13 October 2006 05:30
The power of PS3 rumor
Sony can’t catch a break. This time the rumors and innuendo have cost them. Literally. Earlier this week, Macquarie Equities analyst, David Gibson, put the hurt on Sony by apparently stating that “he had heard” that several PS3s on the show floor at TGS “operated erratically and had to be repeatedly reset.”
According to the Philadelphia Inquirer, “The problem seems to stem from consoles running too hot and then shutting down. Sony has claimed that it was simply a case of not having the proper ventilation at the kiosks where the consoles were played. It’s possible, but Sony stock was down almost 3 percent by Wednesday from the revelations.”
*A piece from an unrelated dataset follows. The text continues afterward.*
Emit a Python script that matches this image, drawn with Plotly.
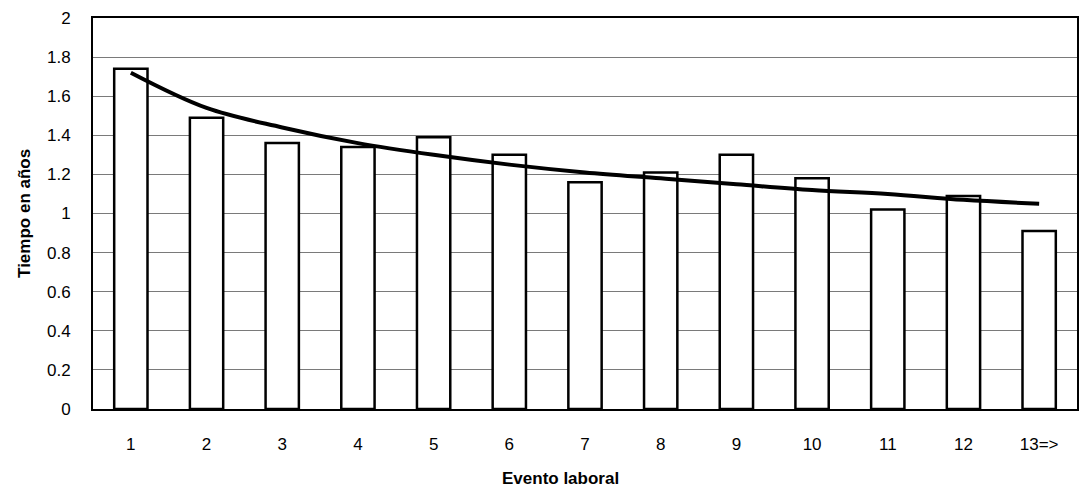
import plotly.graph_objects as go

categories = ["1", "2", "3", "4", "5", "6", "7", "8", "9", "10", "11", "12", "13=>"]
tiempo = [1.74, 1.49, 1.36, 1.34, 1.39, 1.30, 1.16, 1.21, 1.30, 1.18, 1.02, 1.09, 0.91]
tendencia = [1.72, 1.54, 1.44, 1.36, 1.30, 1.25, 1.21, 1.18, 1.15, 1.12, 1.10, 1.07, 1.05]
y_ticks = [0, 0.2, 0.4, 0.6, 0.8, 1, 1.2, 1.4, 1.6, 1.8, 2]
y_labels = ["0", "0.2", "0.4", "0.6", "0.8", "1", "1.2", "1.4", "1.6", "1.8", "2"]

fig = go.Figure()
fig.add_trace(go.Bar(
    x=categories, y=tiempo,
    marker=dict(color="white", line=dict(color="black", width=2.5)),
    width=0.44, showlegend=False,
))
fig.add_trace(go.Scatter(
    x=categories, y=tendencia, mode="lines",
    line=dict(color="black", width=4, shape="spline"),
    showlegend=False,
))

fig.update_layout(
    width=1082, height=492,
    margin=dict(l=93, r=5, t=18, b=83),
    paper_bgcolor="white", plot_bgcolor="white",
    font=dict(family="Liberation Sans, Arial, sans-serif", color="black", size=17),
    xaxis=dict(
        type="category", showgrid=False, showline=True, linecolor="black", linewidth=2,
        mirror=True, ticks="", ticklabelstandoff=19, automargin=False,
        tickfont=dict(size=17),
    ),
    yaxis=dict(
        range=[0, 2], tickvals=y_ticks, ticktext=y_labels,
        showgrid=True, gridcolor="#7a7a7a", gridwidth=1,
        showline=True, linecolor="black", linewidth=2, mirror=True,
        zeroline=False, ticks="", ticklabelstandoff=17, automargin=False,
        tickfont=dict(size=17),
    ),
    annotations=[
        dict(text="<b>Evento laboral</b>", xref="paper", yref="paper",
             x=0.5, y=-0.142, yanchor="top", showarrow=False, font=dict(size=17),
             xshift=-25, yshift=-2),
        dict(text="<b>Tiempo en años</b>", xref="paper", yref="paper",
             x=-0.058, y=0.5, xanchor="right", textangle=-90, showarrow=False,
             font=dict(size=17), xshift=0),
    ],
)

fig.write_html("out.html", config={"displayModeBar": False},
               post_script="document.body.style.margin='0';document.body.style.padding='0';")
To put that into perspective, a 3% drop in Sony’s stock price on the NYSE represents a drop in Sony’s value by more than $1 billion dollars! Yes, I said “billion.” Of course, stocks rise and fall everyday… sometimes by less than 3% and sometimes by much, much more. What’s interesting is that with this drop attributed to PS3 overheating “news,” it appears that shareholders (specifically, institutional investors), are watching the PS3 launch very, very closely. Everyday, my appreciation for the PS3’s potential to make or break Sony grows.
On the bright side of things, and based on the picture to the right, the PS3 can double as a mirror! That should drive Sony’s market cap up a few hundred million.